Hoje, Ana Carolina carrega no coração as memórias de Anchilo, as risadas das crianças e a simplicidade que aprendeu a valorizar. "Tudo que vivi lá me ensinou que felicidade não é o que você tem, mas o que você compartilha."
Entre lembranças, fé e projetos sociais, a jovem missionária reafirma que sua jornada em Moçambique foi mais do que uma experiência religiosa — foi uma lição de humanidade.
Moçambique
Com uma população majoritariamente jovem e carente de recursos básicos, Moçambique enfrenta desafios profundos em suas regiões mais afastadas, como Anchilo, Nampula e Beira, cidades que marcaram a missão de Ana Carolina. Nessas localidades, a falta de infraestrutura e a escassez de oportunidades fazem parte da rotina de milhares de famílias. A maioria das crianças cresce sem acesso regular à escola, e o analfabetismo ainda é uma realidade presente em boa parte da população rural.

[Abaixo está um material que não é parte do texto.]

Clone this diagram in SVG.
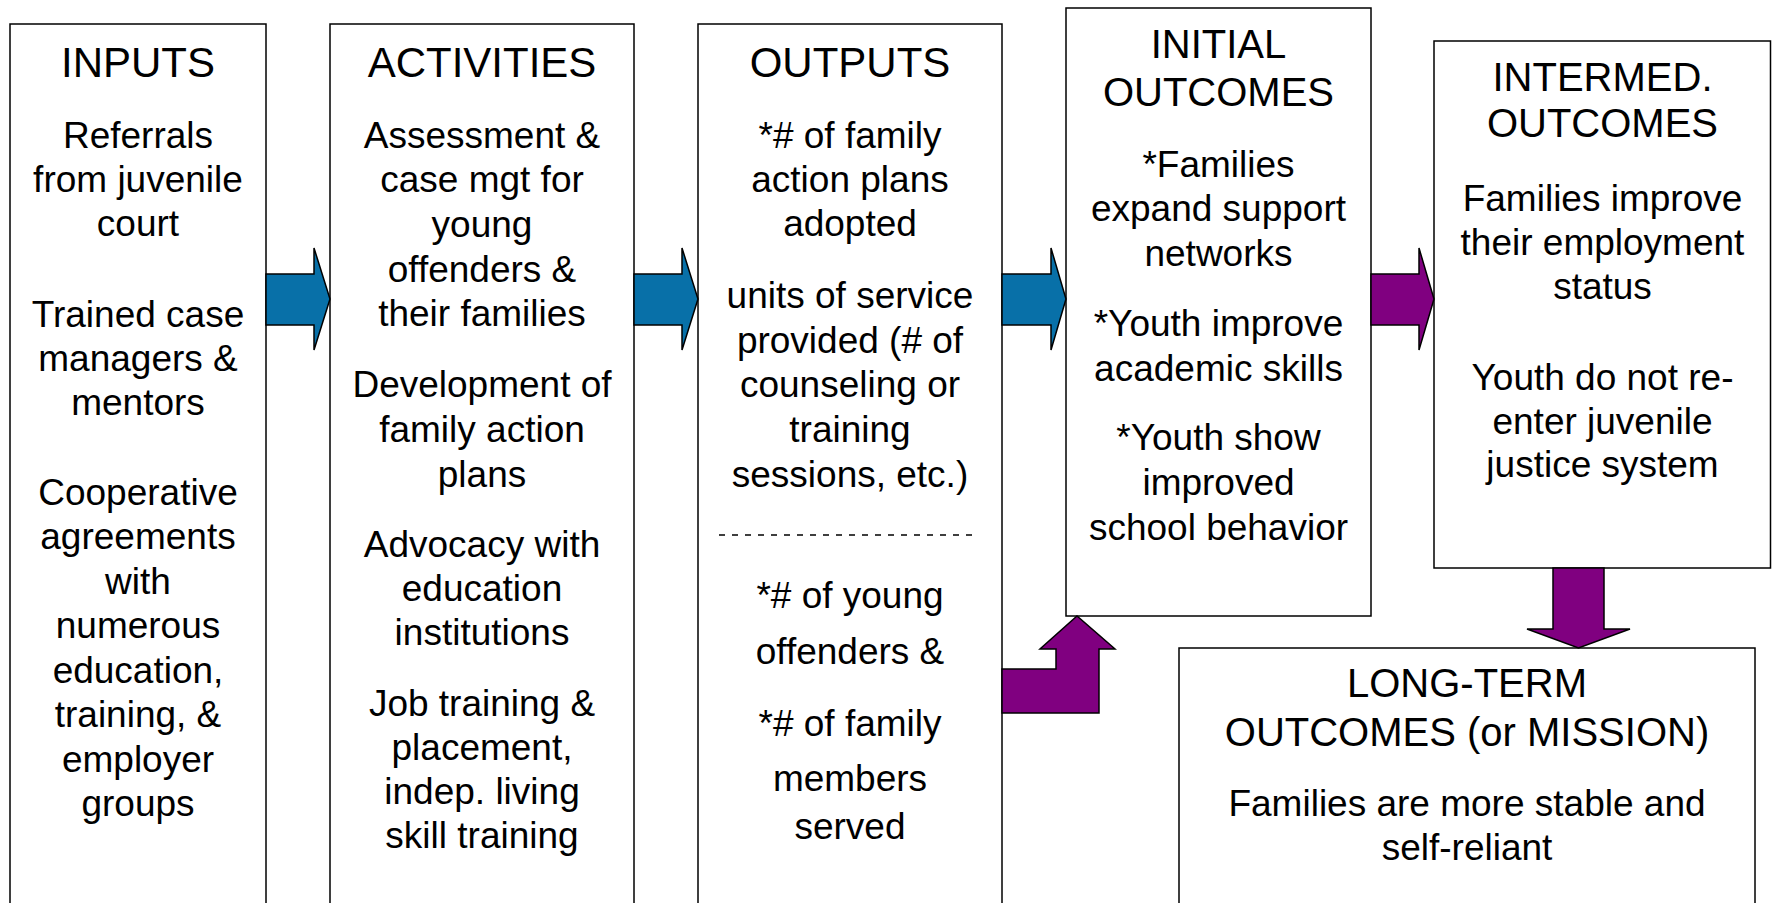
<svg xmlns="http://www.w3.org/2000/svg" width="1772" height="903" viewBox="0 0 1772 903">
<style>
.box{fill:#fff;stroke:#000;stroke-width:1.5}
.t{font-family:"Liberation Sans",Arial,sans-serif;fill:#000;text-anchor:middle}
.h{font-size:42px}
.h2{font-size:40px}
.b{font-size:37px}
.blue{fill:#0870A8;stroke:#000;stroke-width:1.5;stroke-linejoin:miter}
.purple{fill:#800080;stroke:#000;stroke-width:1.5;stroke-linejoin:miter}
</style>
<rect width="1772" height="903" fill="#fff"/>
<g id="inputs">
<rect class="box" x="10" y="24" width="256" height="900"/>
<text class="t h" x="138" y="77">INPUTS</text>
<text class="t b" x="138"><tspan x="138" y="148">Referrals</tspan><tspan x="138" y="192">from juvenile</tspan><tspan x="138" y="236">court</tspan><tspan x="138" y="327">Trained case</tspan><tspan x="138" y="371">managers &amp;</tspan><tspan x="138" y="415">mentors</tspan><tspan x="138" y="505">Cooperative</tspan><tspan x="138" y="549">agreements</tspan><tspan x="138" y="594">with</tspan><tspan x="138" y="638">numerous</tspan><tspan x="138" y="683">education,</tspan><tspan x="138" y="727">training, &amp;</tspan><tspan x="138" y="772">employer</tspan><tspan x="138" y="816">groups</tspan></text>
</g>
<g id="activities">
<rect class="box" x="330" y="24" width="304" height="900"/>
<text class="t h" x="482" y="77">ACTIVITIES</text>
<text class="t b" x="482"><tspan x="482" y="148">Assessment &amp;</tspan><tspan x="482" y="192">case mgt for</tspan><tspan x="482" y="237">young</tspan><tspan x="482" y="282">offenders &amp;</tspan><tspan x="482" y="326">their families</tspan><tspan x="482" y="397">Development of</tspan><tspan x="482" y="442">family action</tspan><tspan x="482" y="487">plans</tspan><tspan x="482" y="557">Advocacy with</tspan><tspan x="482" y="601">education</tspan><tspan x="482" y="645">institutions</tspan><tspan x="482" y="716">Job training &amp;</tspan><tspan x="482" y="760">placement,</tspan><tspan x="482" y="804">indep. living</tspan><tspan x="482" y="848">skill training</tspan></text>
</g>
<g id="outputs">
<rect class="box" x="698" y="24" width="304" height="900"/>
<text class="t h" x="850" y="77">OUTPUTS</text>
<text class="t b" x="850"><tspan x="850" y="148">*# of family</tspan><tspan x="850" y="192">action plans</tspan><tspan x="850" y="236">adopted</tspan><tspan x="850" y="308">units of service</tspan><tspan x="850" y="353">provided (# of</tspan><tspan x="850" y="397">counseling or</tspan><tspan x="850" y="442">training</tspan><tspan x="850" y="487">sessions, etc.)</tspan><tspan x="850" y="608">*# of young</tspan><tspan x="850" y="664">offenders &amp;</tspan><tspan x="850" y="736">*# of family</tspan><tspan x="850" y="791">members</tspan><tspan x="850" y="839">served</tspan></text>
<line x1="719" y1="535" x2="972" y2="535" stroke="#000" stroke-width="1.5" stroke-dasharray="6 7"/>
</g>
<g id="initial-outcomes">
<rect class="box" x="1066" y="8" width="305" height="608"/>
<text class="t h2" x="1218.5"><tspan x="1218.5" y="58">INITIAL</tspan><tspan x="1218.5" y="106">OUTCOMES</tspan></text>
<text class="t b" x="1218.5"><tspan x="1218.5" y="177">*Families</tspan><tspan x="1218.5" y="221">expand support</tspan><tspan x="1218.5" y="266">networks</tspan><tspan x="1218.5" y="336">*Youth improve</tspan><tspan x="1218.5" y="381">academic skills</tspan><tspan x="1218.5" y="450">*Youth show</tspan><tspan x="1218.5" y="495">improved</tspan><tspan x="1218.5" y="540">school behavior</tspan></text>
</g>
<g id="intermed-outcomes">
<rect class="box" x="1434" y="41" width="336.5" height="527"/>
<text class="t h2" x="1602.5"><tspan x="1602.5" y="91">INTERMED.</tspan><tspan x="1602.5" y="137">OUTCOMES</tspan></text>
<text class="t b" x="1602.5"><tspan x="1602.5" y="211">Families improve</tspan><tspan x="1602.5" y="255">their employment</tspan><tspan x="1602.5" y="299">status</tspan><tspan x="1602.5" y="390">Youth do not re-</tspan><tspan x="1602.5" y="434">enter juvenile</tspan><tspan x="1602.5" y="477">justice system</tspan></text>
</g>
<g id="long-term-outcomes">
<rect class="box" x="1179" y="648" width="576" height="300"/>
<text class="t h2" x="1467"><tspan x="1467" y="697">LONG-TERM</tspan><tspan x="1467" y="746">OUTCOMES (or MISSION)</tspan></text>
<text class="t b" x="1467"><tspan x="1467" y="816">Families are more stable and</tspan><tspan x="1467" y="860">self-reliant</tspan></text>
</g>
<g id="connectors">
<polygon class="blue" points="266,274 314,274 314,248 330,299 314,350 314,325 266,325"/>
<polygon class="blue" points="634,274 682,274 682,248 698,299 682,350 682,325 634,325"/>
<polygon class="blue" points="1002,274 1051,274 1051,248 1066,299 1051,350 1051,325 1002,325"/>
<polygon class="purple" points="1371,274 1419,274 1419,248 1434,299 1419,350 1419,325 1371,325"/>
<polygon class="purple" points="1553,568 1604,568 1604,629 1630,629 1578.5,648 1527,629 1553,629"/>
<polygon class="purple" points="1002,669 1056,669 1056,649 1040,649 1077,616 1115,649 1099,649 1099,713 1002,713"/>
</g>
</svg>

Anchilo, em particular, é um pequeno vilarejo nos arredores de Nampula, onde muitas famílias sobrevivem da agricultura de subsistência. Ali, o trabalho voluntário de missionários e organizações humanitárias se torna essencial. Eles levam não apenas mensagens de fé, mas também educação, cuidados básicos de saúde e esperança. O gesto de ensinar uma palavra em português ou dividir um prato de comida se transforma em uma forma de empoderamento e dignidade.
Mais do que uma ação religiosa, as missões humanitárias em Moçambique representam um encontro de mundos. Seja qual for a crença, o idioma ou o país de origem, cada voluntário que chega ao solo moçambicano contribui para semear conhecimento, solidariedade e amor. Em regiões onde muitos ainda não sabem ler ou escrever e nem sempre têm o que comer, gestos simples tornam-se grandes transformações. É nesse cenário que histórias como a de Ana Carolina florescem, mostrando que a fé, quando colocada em prática, tem o poder de mudar não só quem recebe, mas também quem doa.